**Records for the task**
========
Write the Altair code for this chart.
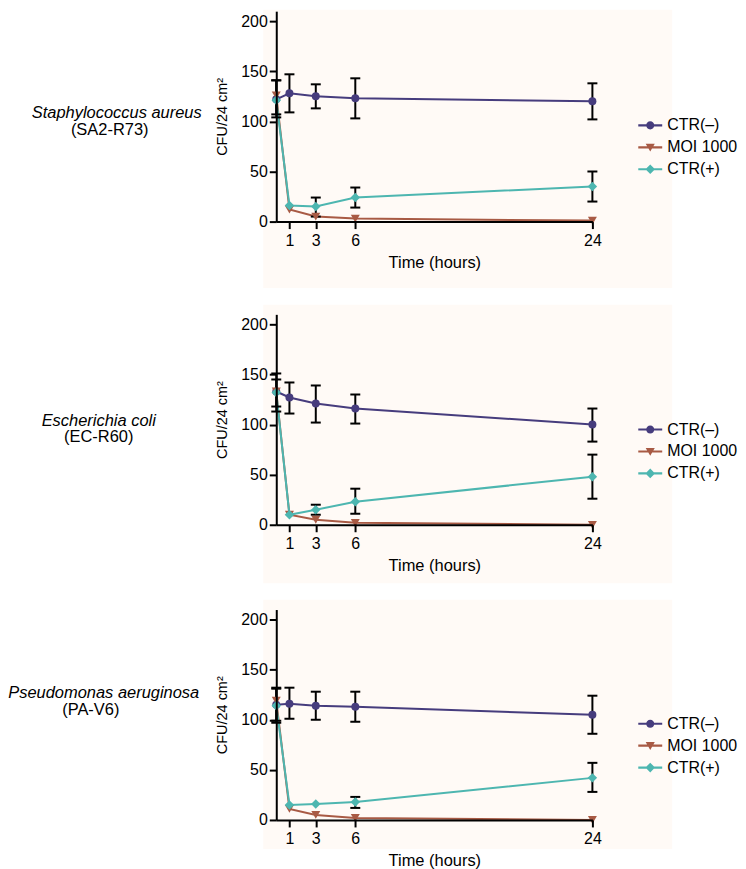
========
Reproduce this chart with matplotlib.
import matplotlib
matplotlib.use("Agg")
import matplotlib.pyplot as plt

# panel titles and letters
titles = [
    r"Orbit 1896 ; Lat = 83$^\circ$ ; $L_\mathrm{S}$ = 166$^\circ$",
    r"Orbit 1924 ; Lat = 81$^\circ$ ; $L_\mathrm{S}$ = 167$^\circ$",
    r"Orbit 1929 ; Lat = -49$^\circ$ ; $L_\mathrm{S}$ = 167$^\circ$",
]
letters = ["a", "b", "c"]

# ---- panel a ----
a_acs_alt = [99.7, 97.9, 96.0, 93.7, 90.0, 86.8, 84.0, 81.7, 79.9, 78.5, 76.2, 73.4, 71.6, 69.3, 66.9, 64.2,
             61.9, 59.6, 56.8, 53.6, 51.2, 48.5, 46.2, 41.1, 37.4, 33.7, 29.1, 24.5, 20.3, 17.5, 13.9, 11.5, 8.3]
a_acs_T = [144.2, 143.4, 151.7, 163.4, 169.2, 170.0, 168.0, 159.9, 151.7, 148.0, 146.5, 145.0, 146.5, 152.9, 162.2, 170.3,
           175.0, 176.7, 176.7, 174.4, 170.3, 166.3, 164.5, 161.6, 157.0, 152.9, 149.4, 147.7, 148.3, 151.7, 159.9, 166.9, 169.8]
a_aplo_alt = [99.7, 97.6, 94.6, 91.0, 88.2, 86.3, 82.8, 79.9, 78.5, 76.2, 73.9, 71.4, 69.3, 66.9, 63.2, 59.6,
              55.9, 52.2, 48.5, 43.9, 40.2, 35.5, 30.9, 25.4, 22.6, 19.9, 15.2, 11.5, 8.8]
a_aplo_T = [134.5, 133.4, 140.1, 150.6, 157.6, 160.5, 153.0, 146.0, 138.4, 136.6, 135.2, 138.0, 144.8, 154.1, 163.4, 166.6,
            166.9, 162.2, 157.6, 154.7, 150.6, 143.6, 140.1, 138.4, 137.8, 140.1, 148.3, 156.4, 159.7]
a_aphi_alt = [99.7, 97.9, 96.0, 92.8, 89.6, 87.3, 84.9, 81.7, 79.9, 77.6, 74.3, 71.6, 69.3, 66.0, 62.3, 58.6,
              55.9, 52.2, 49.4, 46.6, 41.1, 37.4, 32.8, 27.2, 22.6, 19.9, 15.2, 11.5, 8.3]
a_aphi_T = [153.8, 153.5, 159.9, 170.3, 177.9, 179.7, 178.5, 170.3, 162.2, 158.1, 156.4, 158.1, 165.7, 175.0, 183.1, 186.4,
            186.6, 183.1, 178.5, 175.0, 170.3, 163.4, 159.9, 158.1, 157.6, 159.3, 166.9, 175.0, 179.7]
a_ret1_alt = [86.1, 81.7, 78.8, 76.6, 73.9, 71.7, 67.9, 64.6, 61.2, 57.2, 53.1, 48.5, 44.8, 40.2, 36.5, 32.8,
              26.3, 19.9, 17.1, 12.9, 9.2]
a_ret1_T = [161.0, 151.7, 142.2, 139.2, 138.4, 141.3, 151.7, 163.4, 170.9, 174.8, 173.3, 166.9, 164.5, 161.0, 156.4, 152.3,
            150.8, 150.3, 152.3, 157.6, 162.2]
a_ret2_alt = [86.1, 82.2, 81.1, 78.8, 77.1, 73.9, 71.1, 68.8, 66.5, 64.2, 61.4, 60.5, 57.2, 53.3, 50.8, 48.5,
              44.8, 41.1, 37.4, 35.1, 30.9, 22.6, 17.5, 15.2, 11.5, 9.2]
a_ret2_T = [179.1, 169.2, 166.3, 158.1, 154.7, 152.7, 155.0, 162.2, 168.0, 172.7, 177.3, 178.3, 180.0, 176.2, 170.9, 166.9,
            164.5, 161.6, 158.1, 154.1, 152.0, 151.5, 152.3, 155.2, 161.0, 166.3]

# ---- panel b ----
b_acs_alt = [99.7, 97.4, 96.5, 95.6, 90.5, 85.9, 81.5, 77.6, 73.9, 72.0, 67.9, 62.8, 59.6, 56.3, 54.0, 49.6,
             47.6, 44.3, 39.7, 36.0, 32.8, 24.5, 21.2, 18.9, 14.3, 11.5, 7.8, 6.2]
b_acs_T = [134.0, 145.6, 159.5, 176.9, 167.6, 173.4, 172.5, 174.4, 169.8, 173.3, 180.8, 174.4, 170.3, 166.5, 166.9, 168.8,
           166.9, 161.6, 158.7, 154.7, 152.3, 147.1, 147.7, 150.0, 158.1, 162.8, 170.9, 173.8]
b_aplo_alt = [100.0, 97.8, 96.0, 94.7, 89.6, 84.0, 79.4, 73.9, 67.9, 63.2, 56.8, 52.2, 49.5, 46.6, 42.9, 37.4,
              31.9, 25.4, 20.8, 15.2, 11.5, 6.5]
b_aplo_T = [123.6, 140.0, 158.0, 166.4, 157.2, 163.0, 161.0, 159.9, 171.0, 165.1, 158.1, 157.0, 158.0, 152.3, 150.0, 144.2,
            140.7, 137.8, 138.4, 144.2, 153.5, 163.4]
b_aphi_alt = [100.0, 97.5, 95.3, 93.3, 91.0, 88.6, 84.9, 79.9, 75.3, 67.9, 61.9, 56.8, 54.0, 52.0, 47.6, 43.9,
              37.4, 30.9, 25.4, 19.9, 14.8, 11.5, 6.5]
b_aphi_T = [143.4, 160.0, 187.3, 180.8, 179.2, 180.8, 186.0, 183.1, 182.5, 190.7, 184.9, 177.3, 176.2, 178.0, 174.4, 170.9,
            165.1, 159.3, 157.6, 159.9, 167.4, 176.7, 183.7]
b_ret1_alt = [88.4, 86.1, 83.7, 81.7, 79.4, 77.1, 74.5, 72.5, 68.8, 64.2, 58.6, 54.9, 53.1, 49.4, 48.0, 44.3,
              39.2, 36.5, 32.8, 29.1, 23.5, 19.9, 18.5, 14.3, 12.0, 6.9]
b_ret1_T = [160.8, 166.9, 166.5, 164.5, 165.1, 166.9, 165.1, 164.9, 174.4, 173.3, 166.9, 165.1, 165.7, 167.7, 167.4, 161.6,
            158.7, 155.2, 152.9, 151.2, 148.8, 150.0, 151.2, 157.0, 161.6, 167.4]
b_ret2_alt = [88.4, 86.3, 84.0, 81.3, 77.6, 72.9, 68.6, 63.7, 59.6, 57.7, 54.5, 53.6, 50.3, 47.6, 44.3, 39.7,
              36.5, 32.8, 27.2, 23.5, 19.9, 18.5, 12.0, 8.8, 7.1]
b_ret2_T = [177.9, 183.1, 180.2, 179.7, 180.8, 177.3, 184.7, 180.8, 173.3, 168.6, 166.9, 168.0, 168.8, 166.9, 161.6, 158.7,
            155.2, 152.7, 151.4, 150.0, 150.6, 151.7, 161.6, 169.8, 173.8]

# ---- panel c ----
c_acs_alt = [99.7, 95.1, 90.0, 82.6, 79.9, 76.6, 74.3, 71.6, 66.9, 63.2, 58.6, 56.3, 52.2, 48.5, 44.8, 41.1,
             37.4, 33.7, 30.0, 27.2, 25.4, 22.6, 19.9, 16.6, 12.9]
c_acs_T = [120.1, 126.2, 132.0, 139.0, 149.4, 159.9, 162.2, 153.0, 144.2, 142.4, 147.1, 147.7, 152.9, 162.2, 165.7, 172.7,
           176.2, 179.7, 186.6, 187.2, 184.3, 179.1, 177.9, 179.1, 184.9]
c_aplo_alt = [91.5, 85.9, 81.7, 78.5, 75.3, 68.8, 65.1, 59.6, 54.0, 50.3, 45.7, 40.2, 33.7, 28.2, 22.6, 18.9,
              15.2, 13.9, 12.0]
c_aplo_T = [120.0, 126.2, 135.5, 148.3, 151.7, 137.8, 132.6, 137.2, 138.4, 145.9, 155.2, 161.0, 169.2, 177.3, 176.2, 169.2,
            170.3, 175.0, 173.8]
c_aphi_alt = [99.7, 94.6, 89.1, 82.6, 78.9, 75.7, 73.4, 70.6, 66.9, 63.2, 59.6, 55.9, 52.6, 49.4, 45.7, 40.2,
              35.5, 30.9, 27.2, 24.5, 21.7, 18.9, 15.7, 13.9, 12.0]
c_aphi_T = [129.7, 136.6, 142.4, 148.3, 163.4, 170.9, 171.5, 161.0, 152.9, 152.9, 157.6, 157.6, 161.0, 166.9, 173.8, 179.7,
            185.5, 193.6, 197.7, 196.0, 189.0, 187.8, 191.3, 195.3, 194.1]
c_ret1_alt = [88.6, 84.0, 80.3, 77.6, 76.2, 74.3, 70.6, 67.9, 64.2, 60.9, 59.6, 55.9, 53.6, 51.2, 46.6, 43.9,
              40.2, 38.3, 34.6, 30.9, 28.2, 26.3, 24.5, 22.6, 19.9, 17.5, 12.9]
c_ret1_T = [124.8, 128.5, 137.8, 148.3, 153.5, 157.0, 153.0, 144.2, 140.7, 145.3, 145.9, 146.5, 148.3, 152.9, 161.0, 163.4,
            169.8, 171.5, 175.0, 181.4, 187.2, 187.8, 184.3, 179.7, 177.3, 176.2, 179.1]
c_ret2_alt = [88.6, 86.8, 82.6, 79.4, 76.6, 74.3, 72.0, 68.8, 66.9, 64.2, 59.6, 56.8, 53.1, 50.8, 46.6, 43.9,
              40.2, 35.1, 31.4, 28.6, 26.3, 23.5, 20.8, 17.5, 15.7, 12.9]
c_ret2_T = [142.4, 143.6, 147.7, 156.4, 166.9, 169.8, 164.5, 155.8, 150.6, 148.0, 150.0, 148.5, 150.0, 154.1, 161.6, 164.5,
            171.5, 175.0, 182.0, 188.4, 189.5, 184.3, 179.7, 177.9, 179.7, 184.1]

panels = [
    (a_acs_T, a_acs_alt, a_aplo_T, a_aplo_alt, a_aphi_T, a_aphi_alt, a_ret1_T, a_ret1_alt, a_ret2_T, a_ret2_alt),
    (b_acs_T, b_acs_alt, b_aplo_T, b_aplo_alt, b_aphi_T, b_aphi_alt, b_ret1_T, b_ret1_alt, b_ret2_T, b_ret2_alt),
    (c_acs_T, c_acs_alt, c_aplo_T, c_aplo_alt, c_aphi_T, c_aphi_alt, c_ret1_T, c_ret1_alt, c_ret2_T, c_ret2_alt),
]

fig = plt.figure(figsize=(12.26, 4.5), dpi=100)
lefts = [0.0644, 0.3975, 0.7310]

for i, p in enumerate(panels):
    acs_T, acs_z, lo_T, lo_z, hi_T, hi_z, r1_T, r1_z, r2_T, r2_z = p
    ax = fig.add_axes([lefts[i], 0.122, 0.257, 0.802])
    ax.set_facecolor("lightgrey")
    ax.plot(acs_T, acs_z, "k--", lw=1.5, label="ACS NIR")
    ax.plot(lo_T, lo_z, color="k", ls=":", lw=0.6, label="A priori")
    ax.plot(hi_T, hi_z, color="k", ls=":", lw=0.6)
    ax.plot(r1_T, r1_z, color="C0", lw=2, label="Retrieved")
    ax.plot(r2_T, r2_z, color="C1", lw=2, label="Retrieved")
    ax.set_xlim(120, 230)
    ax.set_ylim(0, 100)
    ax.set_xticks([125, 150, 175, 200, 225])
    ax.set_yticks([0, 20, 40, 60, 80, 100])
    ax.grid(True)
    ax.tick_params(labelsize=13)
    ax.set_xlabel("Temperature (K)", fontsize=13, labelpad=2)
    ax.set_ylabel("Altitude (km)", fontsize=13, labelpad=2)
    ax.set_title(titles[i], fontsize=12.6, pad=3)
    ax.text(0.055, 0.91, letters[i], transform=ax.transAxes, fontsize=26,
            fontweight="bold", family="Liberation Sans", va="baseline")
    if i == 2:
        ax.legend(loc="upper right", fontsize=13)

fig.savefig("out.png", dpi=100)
========
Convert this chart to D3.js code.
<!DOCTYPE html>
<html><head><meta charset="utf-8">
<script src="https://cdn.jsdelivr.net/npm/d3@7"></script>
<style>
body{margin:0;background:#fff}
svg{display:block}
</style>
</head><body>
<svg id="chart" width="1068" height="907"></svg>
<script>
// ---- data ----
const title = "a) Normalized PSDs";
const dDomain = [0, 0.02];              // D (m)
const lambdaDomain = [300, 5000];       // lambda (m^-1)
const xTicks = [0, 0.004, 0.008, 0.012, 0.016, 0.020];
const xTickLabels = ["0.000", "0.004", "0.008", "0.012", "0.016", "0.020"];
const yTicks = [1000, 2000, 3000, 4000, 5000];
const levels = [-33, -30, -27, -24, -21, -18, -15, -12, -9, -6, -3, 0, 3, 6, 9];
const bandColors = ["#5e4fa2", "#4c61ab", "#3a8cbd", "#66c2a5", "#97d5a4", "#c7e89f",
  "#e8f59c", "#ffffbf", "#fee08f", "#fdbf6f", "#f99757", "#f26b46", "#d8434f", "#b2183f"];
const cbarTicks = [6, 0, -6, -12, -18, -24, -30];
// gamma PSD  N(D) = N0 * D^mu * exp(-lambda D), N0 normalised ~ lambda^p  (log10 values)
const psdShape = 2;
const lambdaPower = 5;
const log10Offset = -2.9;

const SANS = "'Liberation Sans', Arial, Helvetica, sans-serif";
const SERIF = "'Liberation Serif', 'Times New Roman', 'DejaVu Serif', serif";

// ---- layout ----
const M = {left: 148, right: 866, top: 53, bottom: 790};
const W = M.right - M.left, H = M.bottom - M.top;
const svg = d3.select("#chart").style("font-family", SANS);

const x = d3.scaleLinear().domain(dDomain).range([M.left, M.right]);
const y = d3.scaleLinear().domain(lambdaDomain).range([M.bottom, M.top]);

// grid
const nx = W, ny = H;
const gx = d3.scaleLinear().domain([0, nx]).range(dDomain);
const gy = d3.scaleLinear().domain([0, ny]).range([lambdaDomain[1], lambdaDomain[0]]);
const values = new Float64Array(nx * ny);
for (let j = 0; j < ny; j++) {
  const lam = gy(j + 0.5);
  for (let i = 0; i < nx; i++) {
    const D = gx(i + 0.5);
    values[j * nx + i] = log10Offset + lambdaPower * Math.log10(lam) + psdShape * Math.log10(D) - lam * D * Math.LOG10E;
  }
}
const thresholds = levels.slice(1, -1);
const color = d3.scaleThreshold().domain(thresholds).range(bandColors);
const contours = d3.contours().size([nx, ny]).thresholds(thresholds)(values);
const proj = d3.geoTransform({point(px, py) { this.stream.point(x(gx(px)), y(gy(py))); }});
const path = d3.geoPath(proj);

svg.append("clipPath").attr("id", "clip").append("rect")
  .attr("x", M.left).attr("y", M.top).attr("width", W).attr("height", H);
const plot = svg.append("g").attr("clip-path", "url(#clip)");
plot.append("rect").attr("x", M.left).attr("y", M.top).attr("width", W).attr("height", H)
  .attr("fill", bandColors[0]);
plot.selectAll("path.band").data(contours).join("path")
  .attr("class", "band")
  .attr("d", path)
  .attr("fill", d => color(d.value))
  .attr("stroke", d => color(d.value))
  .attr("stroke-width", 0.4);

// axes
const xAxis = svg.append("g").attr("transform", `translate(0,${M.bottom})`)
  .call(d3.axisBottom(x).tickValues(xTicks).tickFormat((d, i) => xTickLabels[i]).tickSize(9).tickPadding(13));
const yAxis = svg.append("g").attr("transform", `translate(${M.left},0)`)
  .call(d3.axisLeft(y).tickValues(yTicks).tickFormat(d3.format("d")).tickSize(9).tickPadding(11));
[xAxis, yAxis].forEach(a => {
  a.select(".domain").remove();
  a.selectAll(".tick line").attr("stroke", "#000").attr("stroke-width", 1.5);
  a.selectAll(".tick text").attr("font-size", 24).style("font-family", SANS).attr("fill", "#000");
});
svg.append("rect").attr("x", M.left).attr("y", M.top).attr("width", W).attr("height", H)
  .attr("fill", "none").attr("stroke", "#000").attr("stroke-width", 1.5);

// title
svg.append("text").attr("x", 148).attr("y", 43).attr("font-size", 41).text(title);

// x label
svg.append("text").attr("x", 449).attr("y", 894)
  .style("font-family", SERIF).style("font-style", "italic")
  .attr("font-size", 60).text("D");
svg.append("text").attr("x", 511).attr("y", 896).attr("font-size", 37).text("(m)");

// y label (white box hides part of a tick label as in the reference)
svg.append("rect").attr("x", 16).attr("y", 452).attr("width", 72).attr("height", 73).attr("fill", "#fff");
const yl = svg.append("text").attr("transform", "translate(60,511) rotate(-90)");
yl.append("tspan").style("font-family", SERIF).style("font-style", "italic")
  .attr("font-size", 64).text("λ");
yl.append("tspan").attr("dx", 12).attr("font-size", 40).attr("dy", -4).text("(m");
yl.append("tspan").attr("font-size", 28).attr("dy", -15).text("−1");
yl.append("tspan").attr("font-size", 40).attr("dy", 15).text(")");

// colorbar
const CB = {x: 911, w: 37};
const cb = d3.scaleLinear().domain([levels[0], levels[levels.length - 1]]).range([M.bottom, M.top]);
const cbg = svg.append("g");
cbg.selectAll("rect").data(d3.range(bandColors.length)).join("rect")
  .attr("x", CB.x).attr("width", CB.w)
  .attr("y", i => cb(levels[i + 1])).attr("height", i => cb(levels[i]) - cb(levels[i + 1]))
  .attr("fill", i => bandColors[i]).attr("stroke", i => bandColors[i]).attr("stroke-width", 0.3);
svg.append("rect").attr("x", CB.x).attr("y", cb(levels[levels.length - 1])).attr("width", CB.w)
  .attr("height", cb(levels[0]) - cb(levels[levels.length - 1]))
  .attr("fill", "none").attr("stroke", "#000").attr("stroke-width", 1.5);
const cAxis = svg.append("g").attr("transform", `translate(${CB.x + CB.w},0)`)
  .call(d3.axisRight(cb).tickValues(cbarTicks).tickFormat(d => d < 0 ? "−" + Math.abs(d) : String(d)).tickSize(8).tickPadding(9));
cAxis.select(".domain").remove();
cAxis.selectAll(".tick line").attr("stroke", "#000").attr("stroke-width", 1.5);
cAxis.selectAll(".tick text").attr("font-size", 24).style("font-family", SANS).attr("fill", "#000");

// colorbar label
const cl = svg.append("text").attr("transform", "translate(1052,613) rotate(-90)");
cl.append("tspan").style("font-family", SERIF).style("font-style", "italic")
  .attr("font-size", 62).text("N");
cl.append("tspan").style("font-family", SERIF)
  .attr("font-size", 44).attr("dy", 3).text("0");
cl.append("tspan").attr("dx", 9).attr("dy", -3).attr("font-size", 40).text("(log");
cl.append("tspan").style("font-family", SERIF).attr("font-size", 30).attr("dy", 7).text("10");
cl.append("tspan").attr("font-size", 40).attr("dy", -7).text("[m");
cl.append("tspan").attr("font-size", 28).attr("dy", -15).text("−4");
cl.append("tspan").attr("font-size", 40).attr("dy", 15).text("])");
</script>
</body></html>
========
**Directions**
Extract verbatim only those lines that run from the line with "Reproduce this chart with matplotlib." to the line with "import matplotlib.pyplot as plt", inclusive.

**Result of this exercise**
Reproduce this chart with matplotlib.
import matplotlib
matplotlib.use("Agg")
import matplotlib.pyplot as plt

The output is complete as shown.